In der Armee, so schrieb die Kolumnistin Ellen Goodmann im 'Boston Globe‘, sei der Nachweis der Männlichkeit immer entscheidendes Kriterium für den Zusammenhalt gewesen. Wie solle mann nun seine Männlichkeit beweisen, wenn plötzlich Frauen genau das gleiche tun?
Für diesen Verlust an Profilierung auf Kosten des anderen Geschlechts wird physisch oder verbal Rache geübt — das bekam nicht nur Paula Coughlin zu spüren, sondern auch Patricia Schroeder, demokratische Abgeordnete im Repräsentantenhaus und Mitglied des Armeeausschusses. Sie hatte sich am vehementesten für den Einsatz von Frauen im Militär und in kämpfenden Einheiten ausgesprochen. Vor wenigen Wochen, während einer Party auf dem „Miramar Naval Air“-Stützpunkt bei San Diego, Drehort des Hollywood-Kassenschlagers Top Gun, entrollten Piloten ein Transparent, auf dem die Politikerin zum oralen Sex aufgefordert wurde.

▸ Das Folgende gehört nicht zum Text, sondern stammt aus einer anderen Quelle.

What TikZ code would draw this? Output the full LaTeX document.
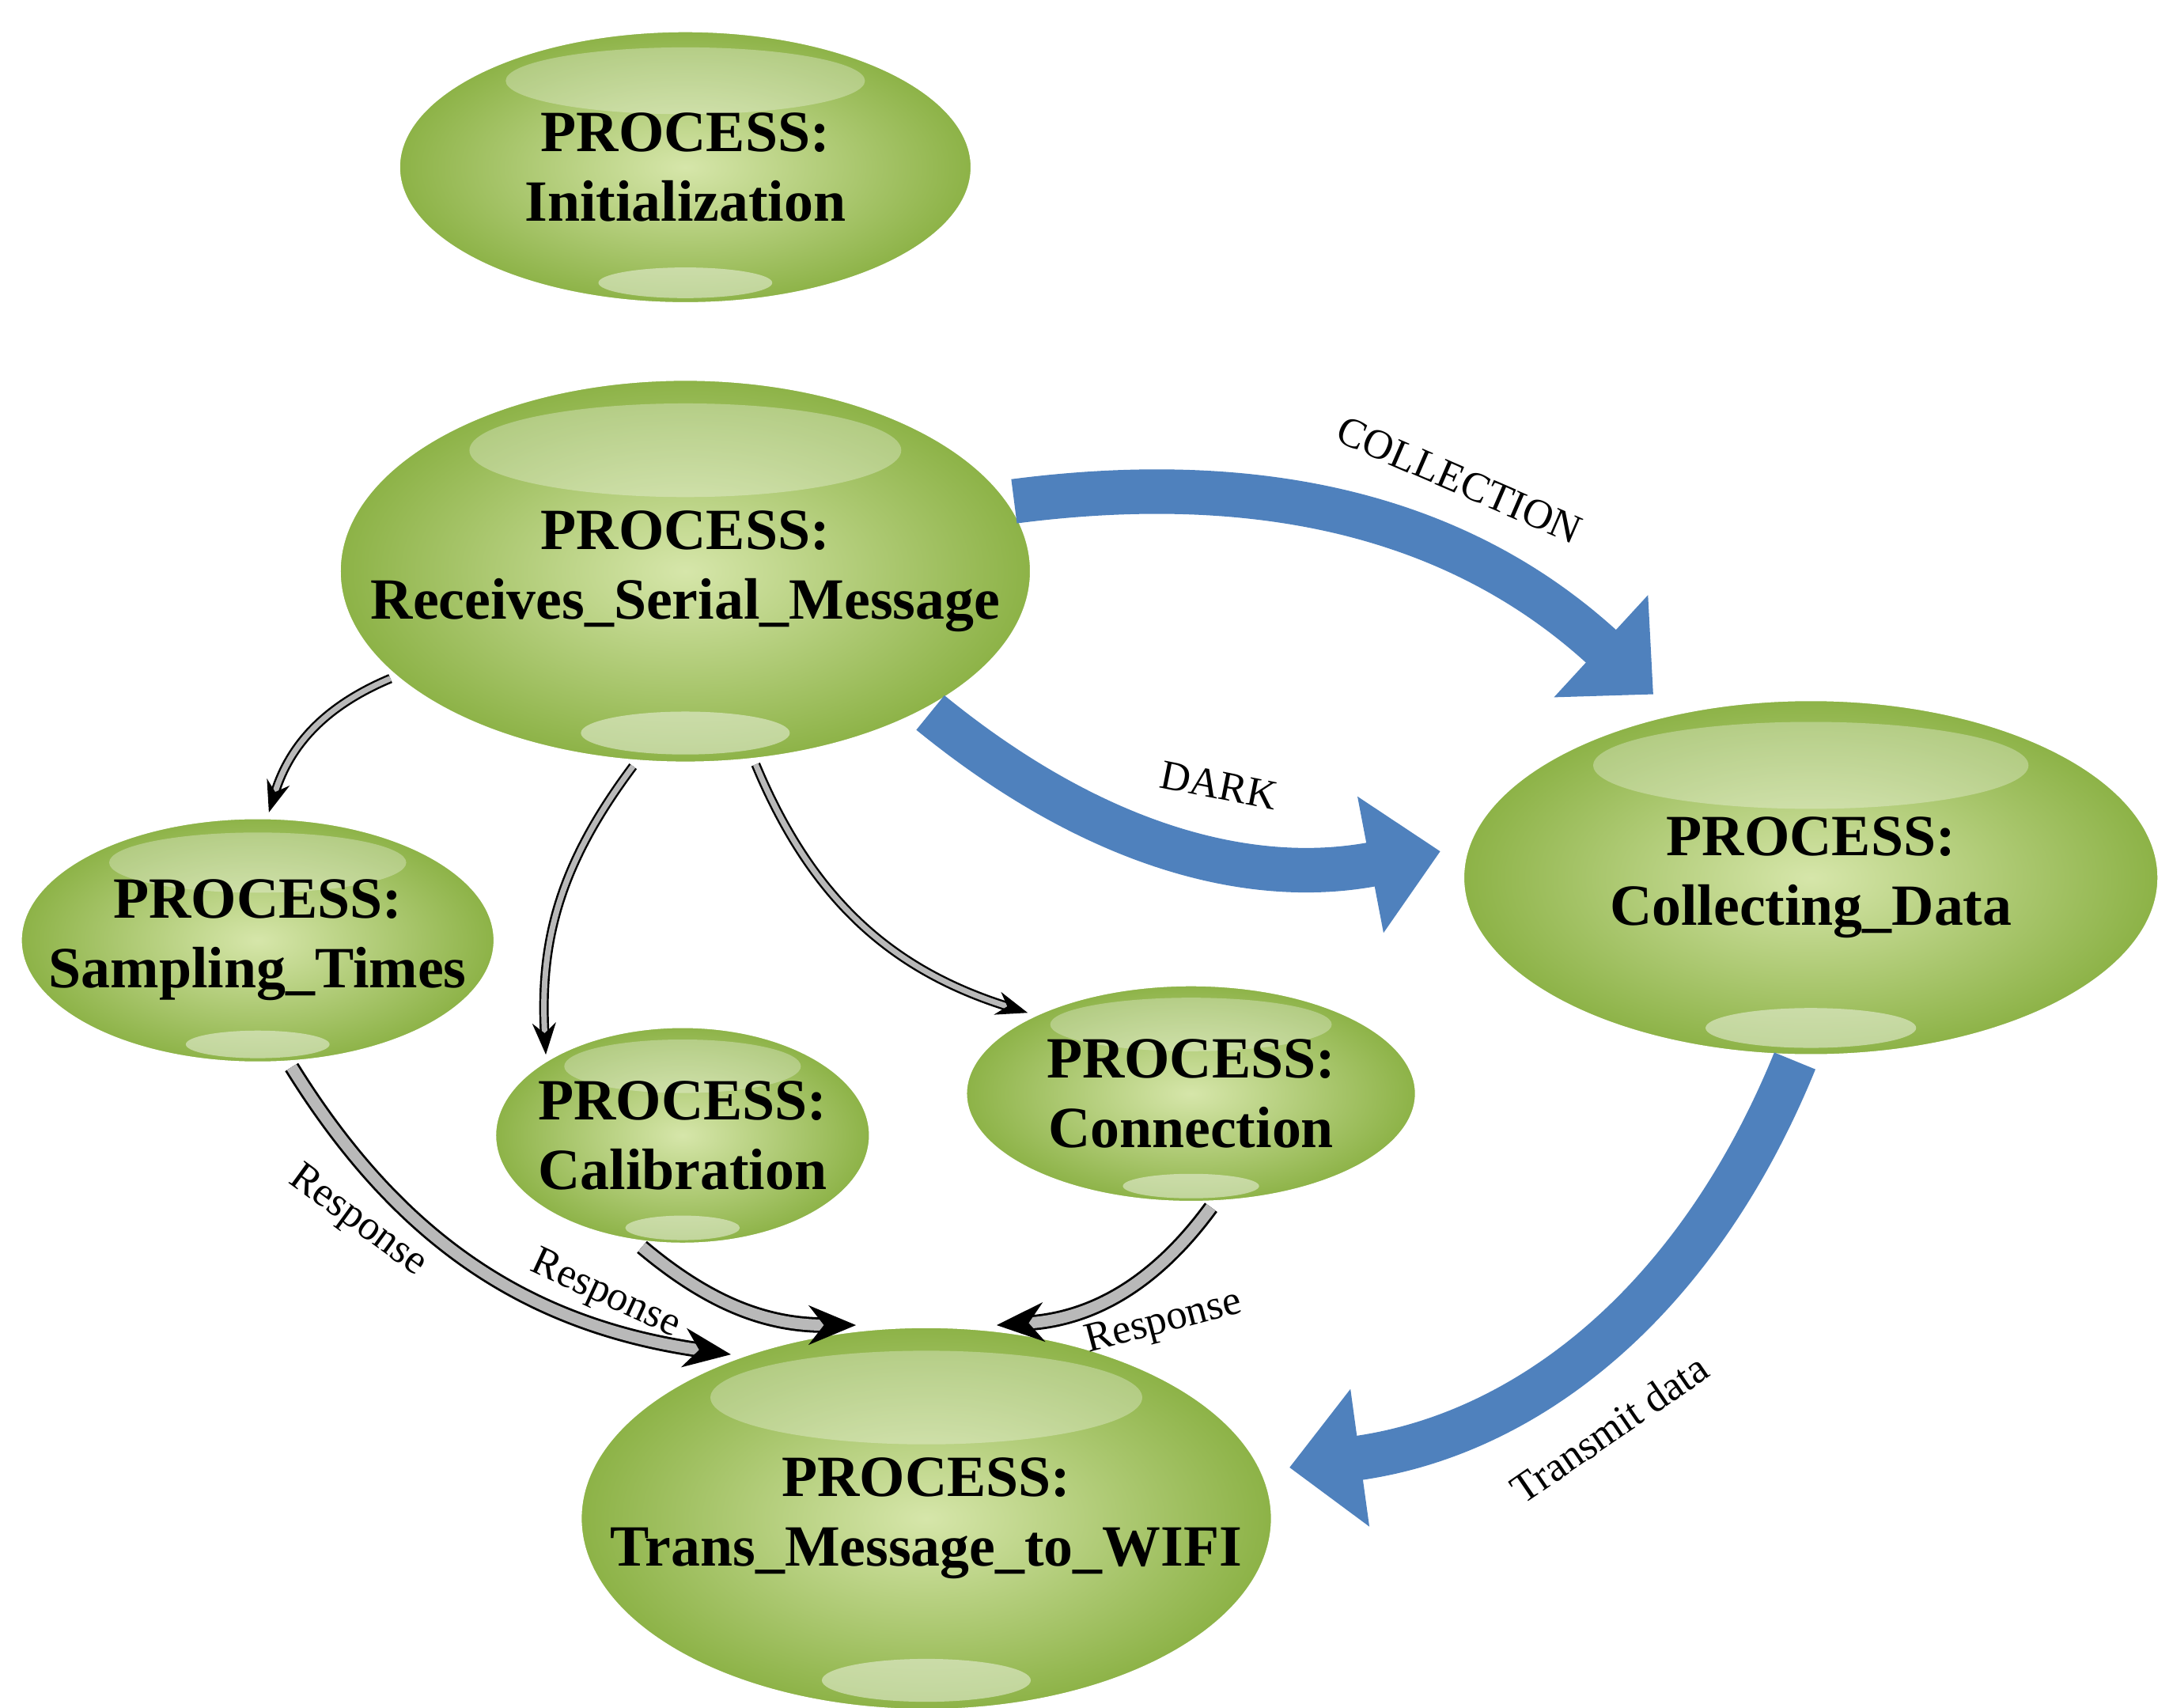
\documentclass[tikz,border=0pt]{standalone}
\usepackage{fontspec}
\setmainfont{Liberation Serif}
\usetikzlibrary{arrows.meta,shapes.geometric}
\definecolor{leaf}{RGB}{140,178,70}
\definecolor{leaflight}{RGB}{214,230,170}
\definecolor{flow}{RGB}{79,129,189}
\begin{document}
\begin{tikzpicture}[x=0.01761cm,y=-0.01761cm,
  proc/.style={ellipse, draw=white, line width=2.5pt, inner color=leaflight, outer color=leaf, inner sep=0pt},
  title/.style={align=center, font=\fontsize{21}{25}\selectfont\bfseries},
  link/.style={-{Stealth[length=4mm,width=3mm]}, draw=black, line width=.7pt, double=gray!55, double distance=2pt},
  wide/.style={-{Stealth[length=6mm,width=5mm]}, draw=black, line width=.8pt, double=gray!55, double distance=4pt},
  bulk/.style={-{Triangle[length=9mm,width=17mm]}, draw=flow, line width=16pt, shorten >=8pt},
  lbl/.style={font=\fontsize{15}{18}\selectfont, sloped}
]
  \useasboundingbox (0,0) rectangle (1560,1226);
  \node[proc, minimum width=7.3cm, minimum height=3.5cm] (init) at (492,120) {};
  \node[proc, minimum width=8.8cm, minimum height=4.9cm] (recv) at (492,410) {};
  \node[proc, minimum width=6.05cm, minimum height=3.15cm] (samp) at (185,675) {};
  \node[proc, minimum width=4.8cm, minimum height=2.8cm] (calib) at (490,815) {};
  \node[proc, minimum width=5.75cm, minimum height=2.8cm] (conn) at (855,785) {};
  \node[proc, minimum width=8.85cm, minimum height=4.55cm] (coll) at (1300,630) {};
  \node[proc, minimum width=8.8cm, minimum height=4.9cm] (trans) at (665,1090) {};
  % glossy highlights
  \foreach \cx/\cy/\rx/\ry in {492/120/208/100, 492/410/250/140, 185/675/172/90, 490/815/137/80,
      855/785/163/80, 1300/630/252/130, 665/1090/250/140} {
    \fill[white, opacity=.3] (\cx,\cy-0.62*\ry) ellipse ({0.62*\rx} and {0.24*\ry});
    \fill[white, opacity=.45] (\cx,\cy+0.83*\ry) ellipse ({0.3*\rx} and {0.11*\ry});
  }
  \node[title] (initT) at (init) {PROCESS:\\Initialization};
  \node[title] (recvT) at (recv) {PROCESS:\\Receives\_Serial\_Message};
  \node[title] (sampT) at (samp) {PROCESS:\\Sampling\_Times};
  \node[title] (calibT) at (calib) {PROCESS:\\Calibration};
  \node[title] (connT) at (conn) {PROCESS:\\Connection};
  \node[title] (collT) at (coll) {PROCESS:\\Collecting\_Data};
  \node[title] (transT) at (trans) {PROCESS:\\Trans\_Message\_to\_WIFI};
  % requests
  \draw[link] (recv.200) to[bend right=25] (samp.85);
  \draw[link] (recv.255) to[bend right=20] (calib.north west);
  \draw[link] (recv.290) to[bend right=25] (conn.north west);
  % responses
  \draw[wide] (samp.285) to[bend right=25] node[lbl, below left=2pt, pos=.45] {Response} (trans.140);
  \draw[wide] (calib.250) to[bend right=20] node[lbl, below left=6pt, pos=.4] {Response} (trans.110);
  \draw[wide] (conn.280) to[bend left=25] node[lbl, below right=2pt, pos=.75] {Response} (trans.70);
  % data flows
  \draw[bulk] (recv.12) to[bend left=25] node[lbl, above=10pt, pos=.6] {COLLECTION} (coll.130);
  \draw[bulk] (recv.330) to[bend right=25] node[lbl, above=8pt, pos=.55] {DARK} (coll.175);
  \draw[bulk] (coll.265) to[bend left=30] node[lbl, below=12pt, pos=.55] {Transmit data} (trans.8);
\end{tikzpicture}
\end{document}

Daß sich im Bewßtsein der Armeeführung wie auch der Offiziere und Soldaten so schnell etwas wandeln wird, hält Pat Schroeder für ausgeschlossen. Trotzdem gibt es eine einschneidende Veränderung: Im Gegensatz zu früher, als sexuelle Gewalt in der Armee als „Ausrutscher der boys“ abgehandelt wurde, die nicht genügend ausgelastet sind, riskieren die Männer jetzt, beruflich einen Preis bezahlen zu müssen. Wie im Fall des „Miramar Naval Air“- Stützpunkts. Zwei der befehlshabenden Offiziere sind inzwischen ihres Kommandos enthoben.